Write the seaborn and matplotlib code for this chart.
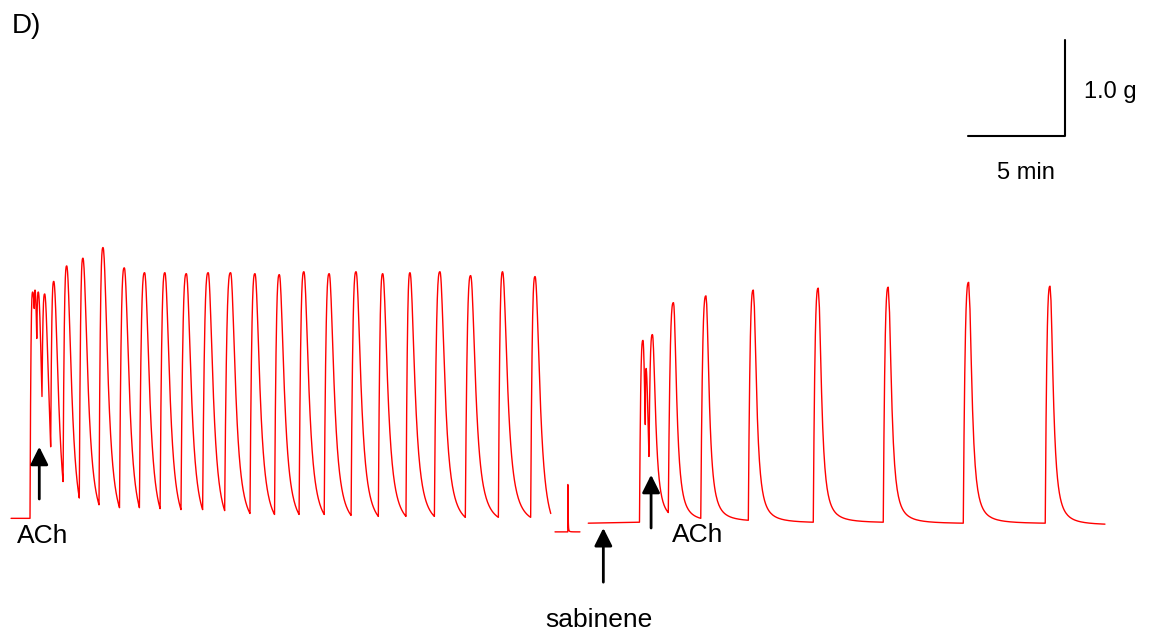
import numpy as np
import pandas as pd
import seaborn as sns
import matplotlib.pyplot as plt

# values: time in min, tension in g (0 = resting level of 1st record)

# record 1: ACh alone
rec1_start = [-0.98, 0.0]
rec1_onset = [0.0, 0.0]
rec1_peak_t = [0.14, 0.26, 0.43, 0.76, 1.23, 1.90, 2.74, 3.78, 4.88, 5.93, 6.98, 8.09, 9.22,
               10.38, 11.64, 12.90, 14.17, 15.48, 16.87, 18.25, 19.66, 21.21, 22.80, 24.45, 26.13]
rec1_peak_g = [2.34, 2.36, 2.34, 2.32, 2.45, 2.61, 2.69, 2.80, 2.59, 2.54, 2.54, 2.53, 2.54,
               2.54, 2.53, 2.52, 2.55, 2.53, 2.55, 2.53, 2.54, 2.55, 2.51, 2.55, 2.50]
rec1_trough_t = [0.22, 0.35, 0.62, 1.07, 1.71, 2.55, 3.57, 4.63, 5.66, 6.73, 7.81, 8.93, 10.07,
                 11.38, 12.65, 13.92, 15.22, 16.61, 18.02, 19.45, 20.92, 22.52, 24.23, 25.90, 26.94]
rec1_trough_g = [2.17, 1.86, 1.26, 0.74, 0.38, 0.21, 0.14, 0.11, 0.11, 0.10, 0.09, 0.09, 0.08,
                 0.05, 0.04, 0.04, 0.04, 0.03, 0.02, 0.02, 0.02, 0.01, 0.01, 0.01, 0.05]

# short piece with the artefact spike
rec2_start = [27.16, -0.14]
rec2_onset = [27.82, -0.14]
rec2_peak_t = [27.83]
rec2_peak_g = [0.35]
rec2_trough_t = [28.45]
rec2_trough_g = [-0.14]

# record 2: sabinene then ACh
rec3_start = [28.88, -0.05]
rec3_onset = [31.53, -0.04]
rec3_peak_t = [31.71, 31.87, 32.20, 33.29, 34.97, 37.42, 40.78, 44.40, 48.56, 52.77]
rec3_peak_g = [1.84, 1.55, 1.90, 2.23, 2.30, 2.36, 2.38, 2.39, 2.44, 2.40]
rec3_trough_t = [31.83, 32.02, 33.02, 34.70, 37.16, 40.52, 44.14, 48.28, 52.52, 55.61]
rec3_trough_g = [0.97, 0.64, 0.06, 0.00, -0.02, -0.04, -0.04, -0.05, -0.05, -0.06]

# arrows (x, tail, head) and labels
arrow_x = [0.48, 29.66, 32.13]
arrow_tail = [0.20, -0.66, -0.10]
arrow_head = [0.74, -0.10, 0.45]
labels = ["ACh", "sabinene", "ACh"]
label_x = [0.66, 29.44, 34.53]
label_y = [-0.26, -1.12, -0.24]

# scale bar
bar_t0 = 48.53
bar_g0 = 3.95
bar_min = 5
bar_g = 1.0


def build_trace(start, onset, peak_t, peak_g, trough_t, trough_g, width, n=30):
    # rise to each peak, then relax towards the next trough
    ts = [start[0], onset[0]]
    gs = [start[1], onset[1]]
    prev_t, prev_g = onset
    for pt, pg, tt, tg in zip(peak_t, peak_g, trough_t, trough_g):
        s = np.linspace(0, 1, n)[1:]
        ts += list(prev_t + (pt - prev_t) * s)
        gs += list(prev_g + (pg - prev_g) * (1 - (1 - s) ** 3))
        dt = np.linspace(0, tt - pt, 2 * n)[1:]
        k = 1 / (1 + (dt / width) ** 2)
        k_end = 1 / (1 + ((tt - pt) / width) ** 2)
        ts += list(pt + dt)
        gs += list(tg + (pg - tg) * (k - k_end) / (1 - k_end))
        prev_t, prev_g = tt, tg
    return ts, gs


parts = []
for name, args, w in [("r1", (rec1_start, rec1_onset, rec1_peak_t, rec1_peak_g, rec1_trough_t, rec1_trough_g), 0.29),
                      ("r2", (rec2_start, rec2_onset, rec2_peak_t, rec2_peak_g, rec2_trough_t, rec2_trough_g), 0.01),
                      ("r3", (rec3_start, rec3_onset, rec3_peak_t, rec3_peak_g, rec3_trough_t, rec3_trough_g), 0.19)]:
    t, g = build_trace(*args, width=w)
    parts.append(pd.DataFrame({"t": t, "g": g, "seg": name}))
df = pd.concat(parts, ignore_index=True)

sns.set_theme(style="white")
plt.rcParams['font.family'] = ['Liberation Sans', 'DejaVu Sans']

fig = plt.figure(figsize=(11.5, 6.34), dpi=100)
ax = fig.add_axes([0, 0, 1, 1])
sns.lineplot(data=df, x="t", y="g", units="seg", estimator=None, sort=False,
             color="red", lw=1.0, legend=False, ax=ax)

for x, y0, y1 in zip(arrow_x, arrow_tail, arrow_head):
    ax.annotate("", xy=(x, y1), xytext=(x, y0),
                arrowprops=dict(arrowstyle="-|>,head_length=0.4,head_width=0.2",
                                mutation_scale=27, lw=2.0, color="black",
                                shrinkA=0, shrinkB=0))
for txt, x, y in zip(labels, label_x, label_y):
    ax.text(x, y, txt, ha="center", va="baseline", fontsize=19, color="black")

ax.plot([bar_t0, bar_t0 + bar_min, bar_t0 + bar_min],
        [bar_g0, bar_g0, bar_g0 + bar_g], color="black", lw=1.5)
ax.text(bar_t0 + bar_min + 1.0, 4.35, "1.0 g", ha="left", va="baseline", fontsize=17, color="black")
ax.text(bar_t0 + 1.48, 3.51, "5 min", ha="left", va="baseline", fontsize=17, color="black")
ax.text(-0.93, 5.02, "D)", ha="left", va="baseline", fontsize=20, color="black")

ax.set_xlim(-1.552, 57.94)
ax.set_ylim(-1.196, 5.36)
ax.axis("off")

fig.savefig("out.png", dpi=100)
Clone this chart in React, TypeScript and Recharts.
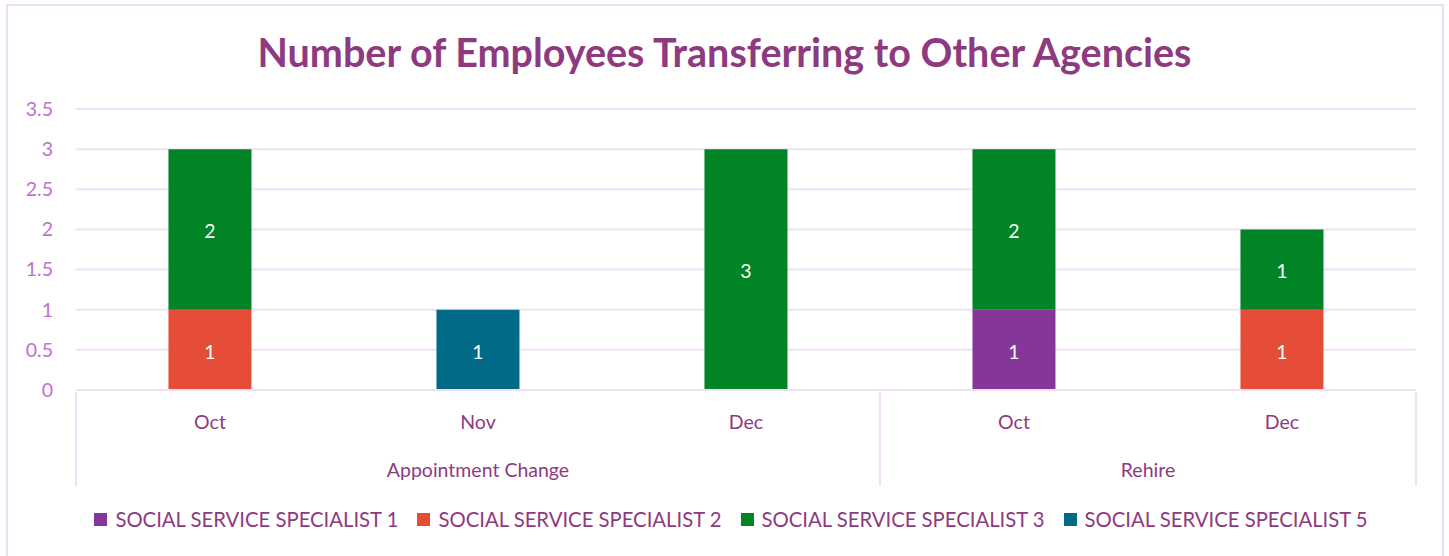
import React from 'react';
import { BarChart, Bar, XAxis, YAxis, CartesianGrid, LabelList } from 'recharts';

const categoryIds = ['ac-oct', 'ac-nov', 'ac-dec', 'rh-oct', 'rh-dec'];
const months = ['Oct', 'Nov', 'Dec', 'Oct', 'Dec'];
const groups = ['Appointment Change', 'Appointment Change', 'Appointment Change', 'Rehire', 'Rehire'];
const sss1 = [null, null, null, 1, null];
const sss2 = [1, null, null, null, 1];
const sss3 = [2, null, 3, 2, 1];
const sss5 = [null, 1, null, null, null];
const seriesKeys = ['sss1', 'sss2', 'sss3', 'sss5'];
const seriesNames = [
  'SOCIAL SERVICE SPECIALIST 1',
  'SOCIAL SERVICE SPECIALIST 2',
  'SOCIAL SERVICE SPECIALIST 3',
  'SOCIAL SERVICE SPECIALIST 5',
];
const seriesColors = ['#843798', '#E64D38', '#008426', '#006A87'];
const yTicks = [0, 0.5, 1, 1.5, 2, 2.5, 3, 3.5];
const title = 'Number of Employees Transferring to Other Agencies';

const data = categoryIds.map((id, i) => ({
  id,
  month: months[i],
  group: groups[i],
  sss1: sss1[i],
  sss2: sss2[i],
  sss3: sss3[i],
  sss5: sss5[i],
}));

const W = 1449;
const H = 556;
const MARGIN = { top: 109, right: 33, bottom: 0, left: 0 };
const YW = 76;
const FONT = 'Lato, "Noto Sans", sans-serif';
const GRID = '#F0DFF5';
const DARK = '#8E3A80';
const LIGHT = '#C06FD0';
const plotWidth = W - MARGIN.left - MARGIN.right - YW;
const band = plotWidth / data.length;

const MonthTick = (props: any) => {
  const { x, y, payload } = props;
  const idx = payload.index;
  return (
    <text x={x} y={y + 37} textAnchor="middle" fill={DARK} fontSize={19.5} fontFamily={FONT}>
      {months[idx]}
    </text>
  );
};

const GroupTick = (props: any) => {
  const { x, y, payload } = props;
  const idx = payload.index;
  const g = groups[idx];
  const isFirst = idx === 0 || groups[idx - 1] !== g;
  if (!isFirst) return <g />;
  let last = idx;
  while (last + 1 < groups.length && groups[last + 1] === g) last++;
  const count = last - idx + 1;
  const cx = x + ((count - 1) * band) / 2;
  const left = x - band / 2;
  const right = x + (count - 0.5) * band;
  const isLastGroup = last === groups.length - 1;
  return (
    <g>
      <line x1={left} x2={left} y1={y - 46} y2={y + 48} stroke={GRID} strokeWidth={2} />
      {isLastGroup && <line x1={right} x2={right} y1={y - 46} y2={y + 48} stroke={GRID} strokeWidth={2} />}
      <text x={cx} y={y + 39} textAnchor="middle" fill={DARK} fontSize={19.5} fontFamily={FONT}>
        {g}
      </text>
    </g>
  );
};

const labelFmt = (v: any) => (v == null || v === 0 ? '' : v);

export default function App() {
  return (
    <div style={{ position: 'absolute', left: 0, top: 0, width: W, height: H, background: '#fff', overflow: 'hidden' }}>
      <div
        style={{
          position: 'absolute',
          left: 6,
          top: 4,
          width: 1438,
          height: 560,
          border: '2px solid #EFDDF5',
          boxSizing: 'border-box',
        }}
      />
      <div
        style={{
          position: 'absolute',
          left: 0,
          top: 27,
          width: W,
          textAlign: 'center',
          fontFamily: FONT,
          fontWeight: 700,
          fontSize: 39.5,
          color: DARK,
          lineHeight: '50px',
        }}
      >
        {title}
      </div>
      <div style={{ position: 'absolute', left: 0, top: 0 }}>
        <BarChart width={W} height={H - 60} data={data} margin={MARGIN} barCategoryGap="34.5%">
          <CartesianGrid vertical={false} stroke={GRID} strokeWidth={2} />
          <YAxis
            width={YW}
            domain={[0, 3.5]}
            ticks={yTicks}
            axisLine={false}
            tickLine={false}
            tickSize={0}
            tickMargin={23}
            tick={{ fill: LIGHT, fontSize: 19.5, fontFamily: FONT }}
          />
          <XAxis
            dataKey="id"
            height={46}
            axisLine={{ stroke: GRID, strokeWidth: 2 }}
            tickLine={false}
            tickSize={0}
            tick={<MonthTick />}
            interval={0}
          />
          <XAxis
            xAxisId="grp"
            dataKey="id"
            height={60}
            axisLine={false}
            tickLine={false}
            tickSize={0}
            tick={<GroupTick />}
            interval={0}
          />
          {seriesKeys.map((k, i) => (
            <Bar key={k} dataKey={k} stackId="a" fill={seriesColors[i]} isAnimationActive={false} name={seriesNames[i]}>
              <LabelList dataKey={k} position="center" fill="#fff" fontSize={19.5} fontFamily={FONT} formatter={labelFmt} dy={2} />
            </Bar>
          ))}
        </BarChart>
      </div>
      <div
        style={{
          position: 'absolute',
          left: 0,
          top: 507,
          width: W,
          display: 'flex',
          justifyContent: 'center',
          fontFamily: FONT,
          fontSize: 20.3,
          color: DARK,
          paddingLeft: 32,
          boxSizing: 'border-box',
        }}
      >
        {seriesNames.map((n, i) => (
          <div key={n} style={{ display: 'flex', alignItems: 'center', marginRight: 19 }}>
            <span style={{ display: 'inline-block', width: 13, height: 13, background: seriesColors[i], marginRight: 8 }} />
            <span>{n}</span>
          </div>
        ))}
      </div>
    </div>
  );
}
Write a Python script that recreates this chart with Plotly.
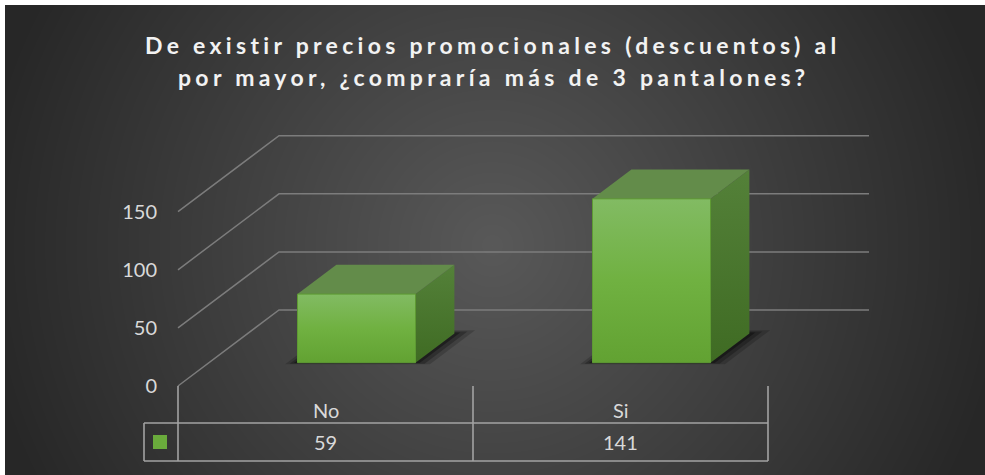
import base64, struct, zlib
import numpy as np
import plotly.graph_objects as go

# ---------------- data ----------------
categories = ["No", "Si"]
values = [59, 141]
tick_values = [0, 50, 100, 150]
tick_labels = ["0", "50", "100", "150"]
title_lines = ["De existir precios promocionales (descuentos) al",
               "por mayor, ¿compraría más de 3 pantalones?"]

# ---------------- figure geometry (style) ----------------
W, H = 985, 475
CAT_PX = 295.0          # pixels per category on the front plane
X0_PX = 325.5           # pixel of first category centre
UNIT_PX = 1.162         # pixels per value unit
Y0_PX = 386.0           # pixel of value 0 on the front plane
DEPTH_DX = 101.0 / CAT_PX    # oblique depth offset in category units
DEPTH_DY = 76.0 / UNIT_PX    # oblique depth offset in value units
BAR_HALF = 0.2
BAR_F0, BAR_F1 = 0.307, 0.692

xr = [(0 - X0_PX) / CAT_PX, (W - X0_PX) / CAT_PX]
yr = [-(H - Y0_PX) / UNIT_PX, Y0_PX / UNIT_PX]

def proj(x, v, d):
    return x + d * DEPTH_DX, v + d * DEPTH_DY

def poly(pts):
    xs, ys = zip(*[proj(*p) for p in pts])
    return list(xs) + [xs[0]], list(ys) + [ys[0]]

# ---------------- background image (radial gradient) ----------------
def png_bytes(arr):
    h, w, _ = arr.shape
    raw = b"".join(b"\x00" + arr[i].tobytes() for i in range(h))
    def chunk(t, d):
        c = struct.pack(">I", len(d)) + t + d
        return c + struct.pack(">I", zlib.crc32(t + d) & 0xffffffff)
    return (b"\x89PNG\r\n\x1a\n"
            + chunk(b"IHDR", struct.pack(">IIBBBBB", w, h, 8, 2, 0, 0, 0))
            + chunk(b"IDAT", zlib.compress(raw, 9))
            + chunk(b"IEND", b""))

bw, bh = 980, 470
yy, xx = np.mgrid[0:bh, 0:bw]
px = xx + 5
py = yy + 5
t = np.sqrt(((px - 492) / 520.0) ** 2 + ((py - 245) / 520.0) ** 2)
t = np.clip(t, 0, 1)
c = (0x59 + (0x27 - 0x59) * t).astype(np.uint8)
img = np.stack([c, c, c], axis=-1)
bg_src = "data:image/png;base64," + base64.b64encode(png_bytes(img)).decode()

fig = go.Figure()

# ---------------- gridlines (side wall + back wall) ----------------
left_edge = -0.5
right_edge = len(categories) - 0.5
for v in tick_values:
    xs, ys = zip(*[proj(left_edge, v, 0), proj(left_edge, v, 1), proj(right_edge, v, 1)])
    fig.add_trace(go.Scatter(x=xs, y=ys, mode="lines",
                             line=dict(color="#7c7c7c", width=1.5),
                             hoverinfo="skip", showlegend=False))

# ---------------- bars ----------------
for i, (cat, val) in enumerate(zip(categories, values)):
    l, r = i - BAR_HALF, i + BAR_HALF
    # shadow on the floor
    for k, a in [(0.035, 0.18), (0.022, 0.25), (0.01, 0.35)]:
        xs, ys = poly([(l - k, 0, BAR_F0 - k * 0.6), (r + k * 1.6, 0, BAR_F0 - k * 0.6),
                       (r + k * 1.6, 0, BAR_F1 + k * 1.2), (l - k, 0, BAR_F1 + k * 1.2)])
        fig.add_trace(go.Scatter(x=xs, y=ys, mode="lines", fill="toself",
                                 fillcolor=f"rgba(0,0,0,{a})", line=dict(width=0),
                                 hoverinfo="skip", showlegend=False))
    # side face
    xs, ys = poly([(r, 0, BAR_F0), (r, 0, BAR_F1), (r, val, BAR_F1), (r, val, BAR_F0)])
    fig.add_trace(go.Scatter(x=xs, y=ys, mode="lines", fill="toself",
                             fillgradient=dict(type="vertical",
                                               colorscale=[[0, "#3f6b23"], [1, "#548139"]]),
                             line=dict(width=0), hoverinfo="skip", showlegend=False))
    # top face
    xs, ys = poly([(l, val, BAR_F0), (r, val, BAR_F0), (r, val, BAR_F1), (l, val, BAR_F1)])
    fig.add_trace(go.Scatter(x=xs, y=ys, mode="lines", fill="toself",
                             fillcolor="#638c4a", line=dict(width=0),
                             hoverinfo="skip", showlegend=False))
    # front face
    xs, ys = poly([(l, 0, BAR_F0), (r, 0, BAR_F0), (r, val, BAR_F0), (l, val, BAR_F0)])
    fig.add_trace(go.Scatter(x=xs, y=ys, mode="lines", fill="toself",
                             fillgradient=dict(type="vertical",
                                               colorscale=[[0, "#62a232"], [0.5, "#70b141"], [1, "#82bb63"]]),
                             line=dict(color="#5e9a33", width=1), hoverinfo="skip", showlegend=False))

# ---------------- data table ----------------
tab_top = -(423 - Y0_PX) / UNIT_PX
tab_bot = -(461 - Y0_PX) / UNIT_PX
key_left = (144 - X0_PX) / CAT_PX
line_style = dict(color="#a3a3a3", width=1.6)
fig.add_trace(go.Scatter(x=[key_left, right_edge], y=[tab_top, tab_top], mode="lines",
                         line=line_style, hoverinfo="skip", showlegend=False))
fig.add_trace(go.Scatter(x=[key_left, right_edge], y=[tab_bot, tab_bot], mode="lines",
                         line=line_style, hoverinfo="skip", showlegend=False))
fig.add_trace(go.Scatter(x=[key_left, key_left], y=[tab_top, tab_bot], mode="lines",
                         line=line_style, hoverinfo="skip", showlegend=False))
for k in range(len(categories) + 1):
    xb = k - 0.5
    fig.add_trace(go.Scatter(x=[xb, xb], y=[0, tab_bot], mode="lines",
                             line=line_style, hoverinfo="skip", showlegend=False))

# legend key
key_cx = (160 - X0_PX) / CAT_PX
key_cy = (tab_top + tab_bot) / 2
fig.add_trace(go.Scatter(x=[key_cx], y=[key_cy], mode="markers",
                         marker=dict(symbol="square", size=14, color="#6aab3c",
                                     line=dict(width=0)),
                         hoverinfo="skip", showlegend=False))

txt_font = dict(family="Lato, Calibri, sans-serif", size=20, color="#d9d9d9")
head_y = -(410 - Y0_PX) / UNIT_PX
for i, (cat, val) in enumerate(zip(categories, values)):
    fig.add_annotation(x=i, y=head_y, text=cat, showarrow=False, font=txt_font,
                       xanchor="center", yanchor="middle")
    fig.add_annotation(x=i, y=key_cy, text=str(val), showarrow=False, font=txt_font,
                       xanchor="center", yanchor="middle")

# ---------------- title ----------------
for line, ypx in zip(title_lines, [45, 77]):
    fig.add_annotation(xref="paper", yref="paper", x=493 / W, y=1 - ypx / H,
                       text=f'<b><span style="letter-spacing:4.3px">{line}</span></b>',
                       showarrow=False, xanchor="center", yanchor="middle",
                       font=dict(family="Lato, Calibri, sans-serif", size=23, color="#f2f2f2"))

fig.update_layout(
    width=W, height=H, autosize=False,
    margin=dict(l=0, r=0, t=0, b=0, pad=0),
    paper_bgcolor="#ffffff", plot_bgcolor="rgba(0,0,0,0)",
    images=[dict(source=bg_src, xref="paper", yref="paper", x=5 / W, y=1 - 5 / H,
                 sizex=bw / W, sizey=bh / H, sizing="stretch", xanchor="left",
                 yanchor="top", layer="below")],
    xaxis=dict(range=xr, visible=False, fixedrange=True),
    yaxis=dict(range=yr, showgrid=False, zeroline=False, showline=False,
               tickvals=tick_values, ticktext=tick_labels, ticks="",
               anchor="free", position=157 / W,
               tickfont=dict(family="Lato, Calibri, sans-serif", size=20, color="#d9d9d9"),
               fixedrange=True),
)

fig.write_html("out.html")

------------------------------------------------------------------------

# Given task:
Repeat only the lines from the one with "Clone this chart" down to the one with "YAxis, CartesianGrid, LabelList", word for word and both included, and leave the pictures out.

# Result:
Clone this chart in React, TypeScript and Recharts.
import React from 'react';
import { BarChart, Bar, XAxis, YAxis, CartesianGrid, LabelList } from 'recharts';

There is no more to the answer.